According to the Washington Post, this was not presidential leadership at its finest – responding quickly to a disaster with all the government’s available resources. This was politics, pure and simple.
“After the deadliest outbreak of tornadoes in years swept through the South, killing more than 20 people and wreaking devastation in Alabama, President Trump promised on Twitter that the disaster relief would be swift, the best his administration could muster – “A Plus treatment” for a state in dire need,” wrote Reis Thebault in “Trump vowed ‘A Plus’ relief for Alabama. That’s not what California and Puerto Rico heard.”
“But elsewhere – in corners of the country also hard-hit by natural catastrophes – some leaders may have privately wondered: What about us?”
Why would Trump offer his “enthusiastic assurance that Alabama would get top-flight help” when he trafficked in “barbed rhetoric following horrific wildfires in California and Hurricane Maria in Puerto Rico” and “repeatedly threatened to cut off federal aid and picked fights with local politicians, in one instance calling the mayor of San Juan ‘totally incompetent’”?
“The difference … the president’s critics say, is obvious,” Thebault wrote.
He then quotes not a politician from California and Puerto Rico, whose seething is supposedly the basis for this story, but a rhetoric professor at Texas Tech University who has authored a book entitled: “The Twitter Presidency: Donald J. Trump and the Politics of White Rage,” saying: “’The president really treats differently those people who have supported him in the past and those who haven’t. Not all lives are equal in the eyes of the president … The lives of red states matter and the lives of blue states don’t.”
Trump lost California by 30 points and lose the primary in Puerto Rico to Marco Rubio, but he won Alabama by 28 points, so he is taking care of Alabama in a way he would not take care of California or Puerto Rico, the story says.
The piece then quotes an Obama administration official of the Federal Emergency Management Agency saying, “The president has politicized recovery efforts in a way we’ve never seen before. FEMA needs to be as much of an apolitical agency as possible. It shouldn’t matter whether you live in a red state or a blue state.”
Trump did call San Juan Mayor Carmen Yulin Cruz “incompetent,” but that was only after stories emerged that the city and territory had no hurricane recovery plan or assets in place itself and sought to rely solely on federal assistance and that huge stockpiles of bottled water and food and other donations were found rotting, in some cases outside in the elements, because the local government never bothered to distribute them.

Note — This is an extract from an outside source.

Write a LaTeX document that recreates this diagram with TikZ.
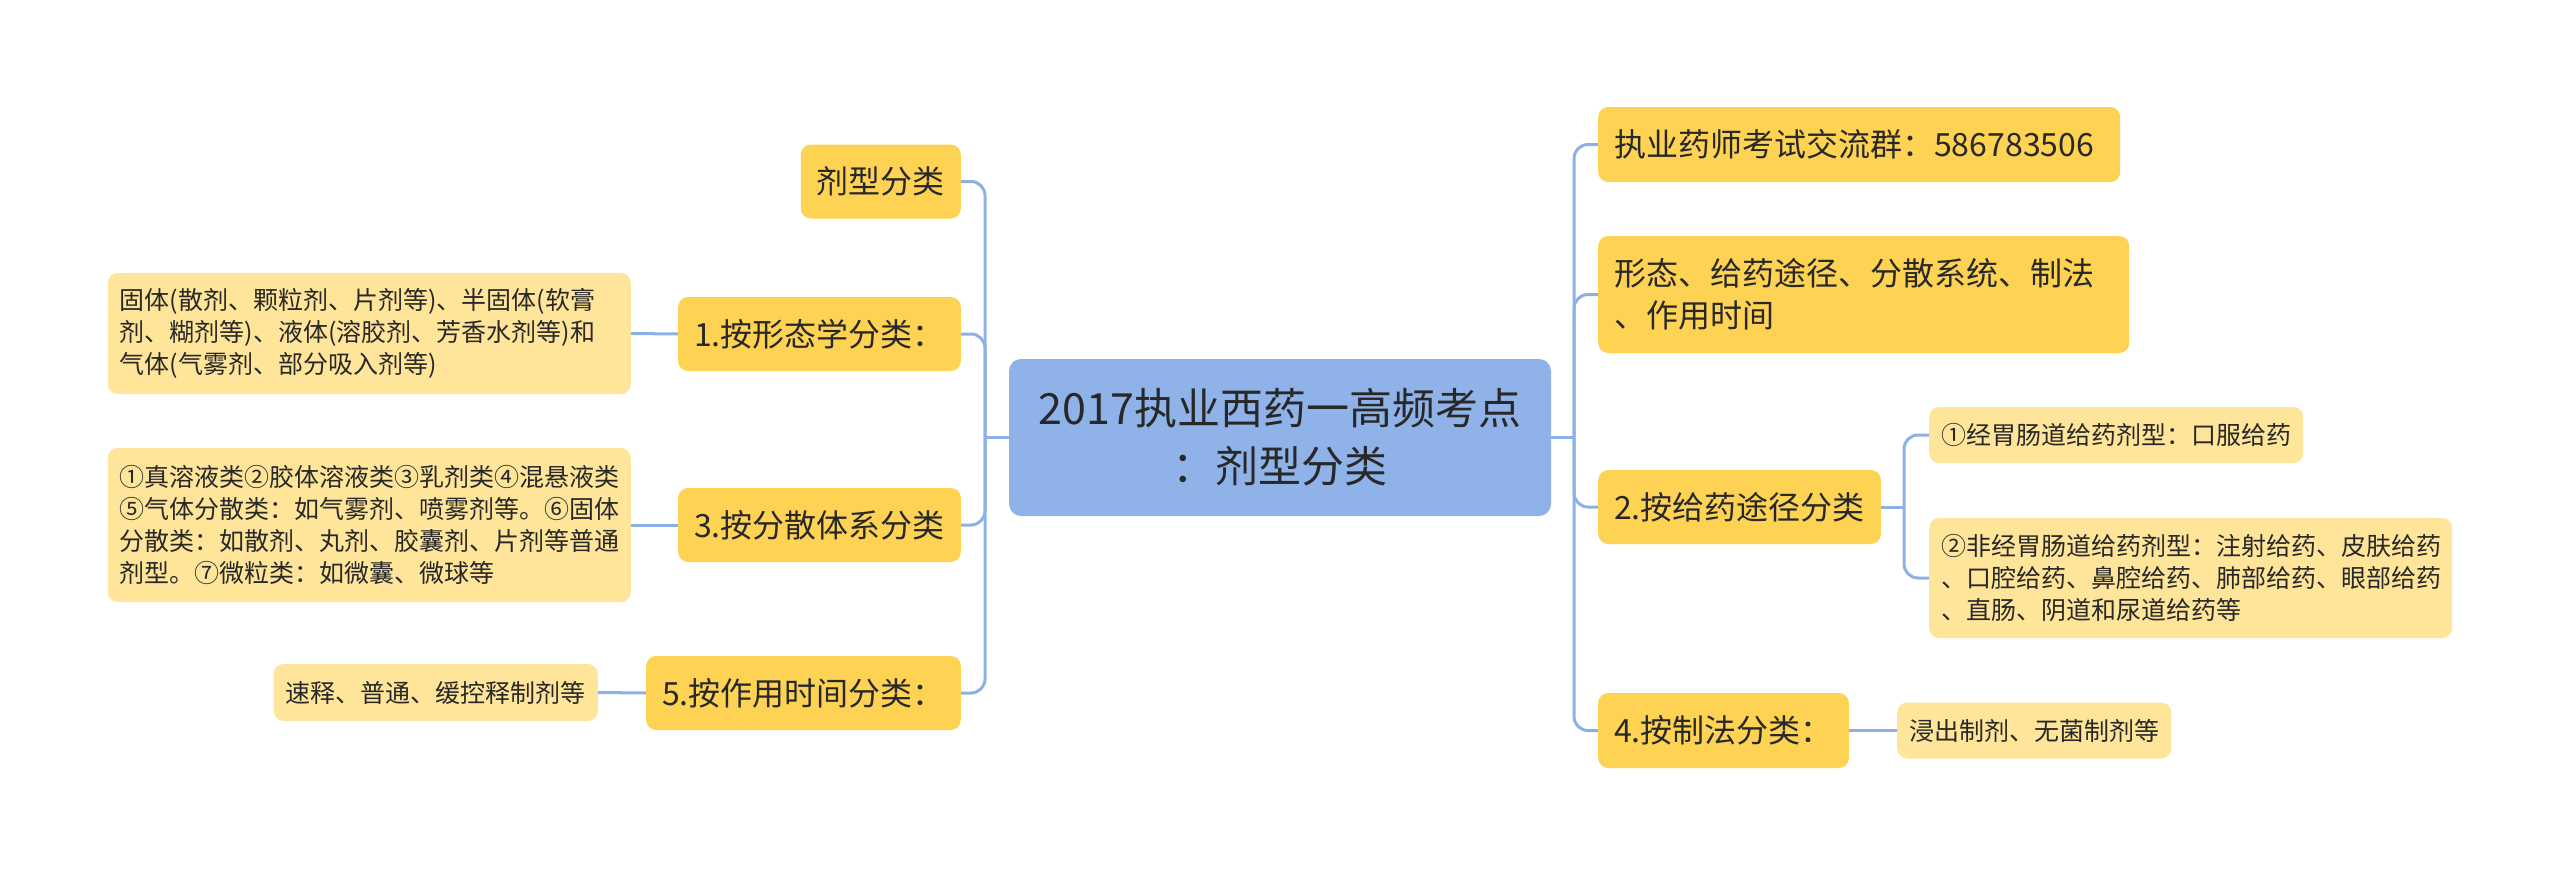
\documentclass[tikz,border=0pt]{standalone}
\usepackage{fontspec}
\setmainfont{Noto Sans CJK SC}
\usepackage{tikz}
\definecolor{rootblue}{RGB}{143,178,232}
\definecolor{mainyel}{RGB}{254,210,82}
\definecolor{leafyel}{RGB}{255,229,153}
\definecolor{linkblue}{RGB}{141,176,230}
\definecolor{txt}{RGB}{40,40,40}

\begin{document}
\begin{tikzpicture}[
    x=1pt, y=-1pt,
    root/.style={rectangle,fill=rootblue,rounded corners=12pt,align=center,minimum width=542pt,minimum height=157pt,font=\fontsize{43}{58}\selectfont,text=txt},
    branch/.style={rectangle,fill=mainyel,rounded corners=10pt,inner xsep=16pt,inner ysep=0pt,minimum height=74pt,align=left,font=\fontsize{32}{42}\selectfont,text=txt},
    leaf/.style={rectangle,fill=leafyel,rounded corners=10pt,inner xsep=12pt,inner ysep=0pt,minimum height=56pt,align=left,font=\fontsize{25}{31.7}\selectfont,text=txt},
    link/.style={draw=linkblue,line width=3pt,rounded corners=14pt}
]
\useasboundingbox (0,0) rectangle (2560,875);

\node[root] (root) at (1280,437.5) {2017执业西药一高频考点\\：剂型分类};

\node[branch,anchor=east] (jx) at (961,181.5) {剂型分类};
\node[branch,anchor=east] (m1) at (961,334) {1.按形态学分类：};
\node[branch,anchor=east] (m3) at (961,525) {3.按分散体系分类};
\node[branch,anchor=east] (m5) at (961,693) {5.按作用时间分类：};
\node[leaf,anchor=east,text width=499pt,minimum height=121pt] (d1) at (631,333.5) {固体(散剂、颗粒剂、片剂等)、半固体(软膏\\剂、糊剂等)、液体(溶胶剂、芳香水剂等)和\\气体(气雾剂、部分吸入剂等)};
\node[leaf,anchor=east,text width=499pt,minimum height=154pt] (d3) at (631,525) {①真溶液类②胶体溶液类③乳剂类④混悬液类\\⑤气体分散类：如气雾剂、喷雾剂等。⑥固体\\分散类：如散剂、丸剂、胶囊剂、片剂等普通\\剂型。⑦微粒类：如微囊、微球等};
\node[leaf,anchor=east,minimum height=57pt] (d5) at (598,692.5) {速释、普通、缓控释制剂等};

\node[branch,anchor=west,text width=490pt,minimum height=75pt] (qq) at (1598,144.5) {执业药师考试交流群：586783506};
\node[branch,anchor=west,text width=499pt,minimum height=117pt] (xt) at (1598,294.5) {形态、给药途径、分散系统、制法\\、作用时间};
\node[branch,anchor=west] (m2) at (1598,507) {2.按给药途径分类};
\node[branch,anchor=west,minimum height=75pt] (m4) at (1598,730.5) {4.按制法分类：};
\node[leaf,anchor=west] (r1) at (1929,435) {①经胃肠道给药剂型：口服给药};
\node[leaf,anchor=west,text width=499pt,minimum height=120pt] (r2) at (1929,578) {②非经胃肠道给药剂型：注射给药、皮肤给药\\、口腔给药、鼻腔给药、肺部给药、眼部给药\\、直肠、阴道和尿道给药等};
\node[leaf,anchor=west] (r4) at (1897,730.5) {浸出制剂、无菌制剂等};

\coordinate (lt) at (985,437.5);
\coordinate (rt) at (1574,437.5);
\coordinate (sb) at (1904,507);

\draw[link] (root.west) -- (lt);
\draw[link] (lt) |- (jx.east);
\draw[link] (lt) |- (m1.east);
\draw[link] (lt) |- (m3.east);
\draw[link] (lt) |- (m5.east);
\draw[link] (d1.east) -- (m1.west);
\draw[link] (d3.east) -- (m3.west);
\draw[link] (d5.east) -- (m5.west);

\draw[link] (root.east) -- (rt);
\draw[link] (rt) |- (qq.west);
\draw[link] (rt) |- (xt.west);
\draw[link] (rt) |- (m2.west);
\draw[link] (rt) |- (m4.west);
\draw[link] (m2.east) -- (sb);
\draw[link] (sb) |- (r1.west);
\draw[link] (sb) |- (r2.west);
\draw[link] (m4.east) -- (r4.west);
\end{tikzpicture}
\end{document}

This is not mentioned in any account of Trump’s ongoing Twitter wars with the mayor.
A story in the New York Times on Nov. 22 credited the Trump administration with both “quietly helping California respond to and recover from the wildfires across the state, including the deadliest in the state’s recorded history,” and even pointed out that, in the case of Puerto Rico, the agency had “to assume more responsibility, like delivering supplies, a job typically left to the states.”
As for California, the Times reported Trump approved more than $12.7 million in federal assistance for victims in three counties, helped the state set up a disaster recovery center – “a one-stop shop where residents affected by the fires can file insurance claims, obtain grants for food and shelter and register for other federal aid” – and ordered the Department of Defense to provide pilots to help the state assess the damage.